Как же выглядел Кодекс — рукописная книга индейцев? Он представлял собой длинную, иногда даже очень (один из рисуночных миштекских кодексов достигает 13,55 м), полосу из бумаги, которая приготовлялась из коры одной из разновидностей фикуса. На листы бумаги накладывался специальный грунт, а затем наносились рисунки и письмена. Полученную длинную полосу складывали наподобие гармошки.

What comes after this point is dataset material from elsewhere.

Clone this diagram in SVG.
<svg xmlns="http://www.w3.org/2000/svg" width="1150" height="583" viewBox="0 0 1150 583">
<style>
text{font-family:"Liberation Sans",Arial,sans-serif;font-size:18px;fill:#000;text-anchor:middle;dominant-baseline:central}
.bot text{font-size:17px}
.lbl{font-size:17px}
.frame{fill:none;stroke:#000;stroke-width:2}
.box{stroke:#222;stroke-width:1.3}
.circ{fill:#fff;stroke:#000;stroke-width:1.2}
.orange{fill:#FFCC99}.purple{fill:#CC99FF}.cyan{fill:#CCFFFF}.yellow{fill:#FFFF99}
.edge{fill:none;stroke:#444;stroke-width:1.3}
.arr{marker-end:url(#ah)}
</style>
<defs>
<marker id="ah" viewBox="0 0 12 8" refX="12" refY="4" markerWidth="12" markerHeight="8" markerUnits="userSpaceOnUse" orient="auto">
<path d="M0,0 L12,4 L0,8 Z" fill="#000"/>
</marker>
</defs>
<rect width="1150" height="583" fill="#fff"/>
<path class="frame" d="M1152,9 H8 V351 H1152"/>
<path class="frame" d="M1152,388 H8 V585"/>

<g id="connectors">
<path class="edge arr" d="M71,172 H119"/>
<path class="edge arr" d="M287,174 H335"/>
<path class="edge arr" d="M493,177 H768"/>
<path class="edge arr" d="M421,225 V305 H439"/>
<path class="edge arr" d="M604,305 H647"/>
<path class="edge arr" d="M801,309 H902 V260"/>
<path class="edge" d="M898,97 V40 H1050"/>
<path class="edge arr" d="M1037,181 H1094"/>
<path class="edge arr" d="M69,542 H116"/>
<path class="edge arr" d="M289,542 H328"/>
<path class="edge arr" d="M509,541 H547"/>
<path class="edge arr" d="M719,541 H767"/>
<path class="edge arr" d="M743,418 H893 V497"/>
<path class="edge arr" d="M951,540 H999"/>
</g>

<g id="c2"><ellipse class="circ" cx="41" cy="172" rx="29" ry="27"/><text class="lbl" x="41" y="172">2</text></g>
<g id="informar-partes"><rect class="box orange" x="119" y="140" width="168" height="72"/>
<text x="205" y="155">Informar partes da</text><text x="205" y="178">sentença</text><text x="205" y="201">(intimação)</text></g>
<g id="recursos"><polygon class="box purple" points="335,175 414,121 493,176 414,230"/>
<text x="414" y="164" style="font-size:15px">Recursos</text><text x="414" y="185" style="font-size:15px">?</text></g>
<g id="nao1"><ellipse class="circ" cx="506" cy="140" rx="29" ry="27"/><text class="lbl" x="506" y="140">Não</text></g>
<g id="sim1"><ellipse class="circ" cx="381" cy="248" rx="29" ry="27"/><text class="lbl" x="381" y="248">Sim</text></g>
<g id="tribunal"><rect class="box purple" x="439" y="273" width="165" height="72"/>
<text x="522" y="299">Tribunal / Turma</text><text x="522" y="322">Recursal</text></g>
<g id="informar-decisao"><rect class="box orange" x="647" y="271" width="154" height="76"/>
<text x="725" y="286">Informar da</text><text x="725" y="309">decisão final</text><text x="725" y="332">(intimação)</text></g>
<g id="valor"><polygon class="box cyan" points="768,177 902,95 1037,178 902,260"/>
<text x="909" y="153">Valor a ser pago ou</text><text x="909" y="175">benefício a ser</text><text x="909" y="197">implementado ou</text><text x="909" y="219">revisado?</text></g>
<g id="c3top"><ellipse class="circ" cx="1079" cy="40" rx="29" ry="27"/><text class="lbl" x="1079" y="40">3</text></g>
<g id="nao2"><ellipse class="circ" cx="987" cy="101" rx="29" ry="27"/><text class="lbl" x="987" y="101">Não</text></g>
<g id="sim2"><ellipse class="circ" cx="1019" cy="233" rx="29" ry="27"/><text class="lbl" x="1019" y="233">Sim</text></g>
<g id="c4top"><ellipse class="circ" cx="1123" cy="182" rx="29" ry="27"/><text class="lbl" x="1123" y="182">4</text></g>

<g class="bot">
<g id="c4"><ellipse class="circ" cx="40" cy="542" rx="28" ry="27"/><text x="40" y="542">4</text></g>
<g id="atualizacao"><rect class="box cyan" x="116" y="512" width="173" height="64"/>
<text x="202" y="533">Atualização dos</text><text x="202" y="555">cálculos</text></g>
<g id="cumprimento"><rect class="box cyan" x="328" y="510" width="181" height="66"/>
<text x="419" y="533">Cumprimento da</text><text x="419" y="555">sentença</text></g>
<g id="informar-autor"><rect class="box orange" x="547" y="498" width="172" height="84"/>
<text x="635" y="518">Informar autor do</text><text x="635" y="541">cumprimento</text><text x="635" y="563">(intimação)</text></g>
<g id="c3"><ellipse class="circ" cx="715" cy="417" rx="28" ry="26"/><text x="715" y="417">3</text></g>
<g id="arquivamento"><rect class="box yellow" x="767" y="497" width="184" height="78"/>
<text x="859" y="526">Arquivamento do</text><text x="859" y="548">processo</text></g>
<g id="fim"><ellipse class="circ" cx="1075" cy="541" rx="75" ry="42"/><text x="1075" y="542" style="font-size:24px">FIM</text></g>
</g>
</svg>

Чтобы книга не мялась, её в сложенном виде покрывали «обложками» — двумя деревянными, иногда обтянутыми шкурой ягуара, дощечками, которые скреплялись ремешками-застежками.
Разворачивать многометровую рукопись целиком было страшно неудобно. «Листание» же страниц «по-европейски» попросту не имело никакого смысла, как, впрочем, и свёртывание рулонов, поскольку рукописи читались не «постранично», а «пораздельно». Содержание книги состояло из отдельных тематических разделов, которые в пространственном отношении охватывали лишь несколько страниц. Кроме того, раскрыв книгу, видно, что каждая страничка горизонтально как бы поделена на части — «параграфы». Параграф легко узнать по расположенному в его начале вертикальному столбцу знаков дней и небольшому рисунку в сопровождении иероглифического текста.
В подобной организации рукописи была, безусловно, своя логика. Во-первых, «листание» в нашем понимании рукописи было крайне неудобно со всех точек зрения, но особенно во время нанесения текста и рисунка — поскольку писцу было необходимо следить за композиционным пространством, а краске нужно было дать время для высыхания (а накладывалась она весьма толстым слоем). Во-вторых, жрецу предпочтительно было раскладывать сразу весь раздел, чтобы видеть и читать его целиком. И потому совсем не случайно тематические разделы занимают в среднем по семь страниц, общей длиной примерно 70-80 см.
Все книги представляли собой подлинные произведения искусства. И если бы акты средневекового вандализма не приобрели столь широкого размаха, сохранилось бы гораздо большее число рукописей. Но костры не испепелили память и душу индейцев. Многое из того, что было записано в сожженных книгах, осталось в устной традиции.